OECD Steel Committee Pegs Global Excess Steel Capacity at 25%
The OECD Steel Committee has expressed deep concern over the deterioration in steel market conditions related to the COVID-19 crisis, and agreed to accelerate work to build a comprehensive database of government support provided to steel producers in major steel-producing economies. OECD Steel Committee Chairman Mr Ulf Zumkley at the 89th Session of the OECD Steel Committee said “Important challenges need to be overcome to ensure the sustainable recovery of the global steel industry. The COVID-19 pandemic has had a negative impact on the global economy in general, and on the steel market in particular. Besides risks related to the pandemic, the main risks to the steel market outlook include the impacts of growing global excess capacity, supported by harmful government subsidies and investment policies that are putting the long-run viability of producers at risk and should therefore be addressed urgently. The latest available data from the OECD show that global steelmaking capacity increased to 2,453 million tonnes in 2020. In addition, the gap between global steelmaking capacity and crude steel production increased to 625 million tonnes in 2020. The Committee noted deep concerns that a number of planned capacity increases are premised on expectations of strong increases in future demand, with many investments being supported by governments and not driven by market considerations. Several of these investments are cross-border in nature. This creates a significant risk of exacerbating the excess capacity situation, and raises the likelihood of supply further overshooting the true needs of the market. The Committee underscored the need to engage with all relevant stakeholders to foster better understanding of these developments and address their risks.”

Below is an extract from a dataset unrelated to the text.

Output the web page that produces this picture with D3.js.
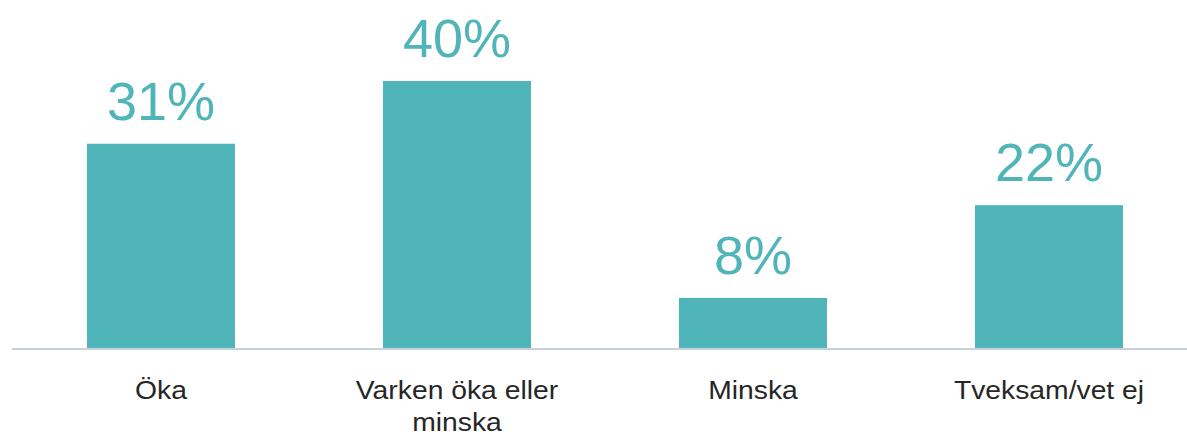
<!DOCTYPE html>
<html>
<head>
<meta charset="utf-8">
<script src="https://cdn.jsdelivr.net/npm/d3@7"></script>
<style>
  html, body { margin: 0; padding: 0; background: #fff; }
  svg { display: block; }
  text { font-family: "Liberation Sans", Arial, Helvetica, sans-serif; }
</style>
</head>
<body>
<svg id="chart" width="1187" height="437"></svg>
<script>
const categories = ["Öka", "Varken öka eller minska", "Minska", "Tveksam/vet ej"];
const values = [30.6, 40, 7.5, 21.4];
const valueLabels = ["31%", "40%", "8%", "22%"];

const svg = d3.select("#chart");
const barColor = "#50b5b9";

const x = d3.scaleBand()
  .domain(categories)
  .range([13, 1197])
  .paddingInner(0.5)
  .paddingOuter(0.25);

const y = d3.scaleLinear()
  .domain([0, 40])
  .range([348, 81]);

// bars
svg.append("g").selectAll("rect")
  .data(categories)
  .join("rect")
  .attr("x", d => x(d))
  .attr("y", (d, i) => y(values[i]))
  .attr("width", x.bandwidth())
  .attr("height", (d, i) => y(0) - y(values[i]))
  .attr("fill", barColor);

// value labels
svg.append("g").selectAll("text")
  .data(categories)
  .join("text")
  .attr("x", d => x(d) + x.bandwidth() / 2)
  .attr("y", (d, i) => y(values[i]) - 24)
  .attr("text-anchor", "middle")
  .attr("font-size", 54)
  .attr("fill", barColor)
  .text((d, i) => valueLabels[i]);

// axis
const axis = svg.append("g")
  .attr("transform", "translate(0,349)")
  .call(d3.axisBottom(x).tickSize(0).tickSizeOuter(0).tickFormat(""));
axis.select(".domain")
  .attr("stroke", "#c8d2de")
  .attr("stroke-width", 2)
  .attr("d", "M12,0H1187");

// category labels with wrapping
const labelG = svg.append("g");
categories.forEach(c => {
  const g = labelG.append("g")
    .attr("transform", `translate(${x(c) + x.bandwidth() / 2},398.5) scale(1.11,1)`);
  const t = g.append("text")
    .attr("text-anchor", "middle")
    .attr("font-size", 25.5)
    .attr("fill", "#262626");
  const words = c.split(" ");
  let line = [];
  let lineNo = 0;
  let tspan = t.append("tspan").attr("x", 0).attr("y", 0);
  words.forEach(w => {
    line.push(w);
    tspan.text(line.join(" "));
    if (tspan.node().getComputedTextLength() > 210 && line.length > 1) {
      line.pop();
      tspan.text(line.join(" "));
      line = [w];
      lineNo++;
      tspan = t.append("tspan").attr("x", 0).attr("y", lineNo * 33).text(w);
    }
  });
});
</script>
</body>
</html>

Mr Zumkley also said “State-owned enterprises account for a significant portion of global crude steelmaking capacity. While concentrated in certain geographies, SOEs have global reach through their engagement in international trade and investment. With the activities of SOEs in domestic and international steel markets potentially creating market distortions, members of the Committee agreed to advance their work in this area with two key objectives: first, to better understand the market context of cross-border investments by SOEs and the financial conditions of the relevant firms and, second, to shed light on the financing of SOEs and support measures provided to them.”
The OECD Steel Committee has 25 members Austria, Belgium, Canada, the Czech Republic, Finland, France, Germany, Hungary, Italy, Japan, Korea, Luxembourg, Mexico, the Netherlands, Poland, Portugal, the Slovak Republic, Slovenia, Spain, Sweden, Switzerland, Turkey, the UK, the US and the EU. In addition, five associates Brazil, Kazakhstan, Romania, Russia and Ukraine and seven participants Argentina, Bulgaria, Egypt, India, Malaysia, South Africa and Chinese Taipei bring their perspectives to the Committee’s work.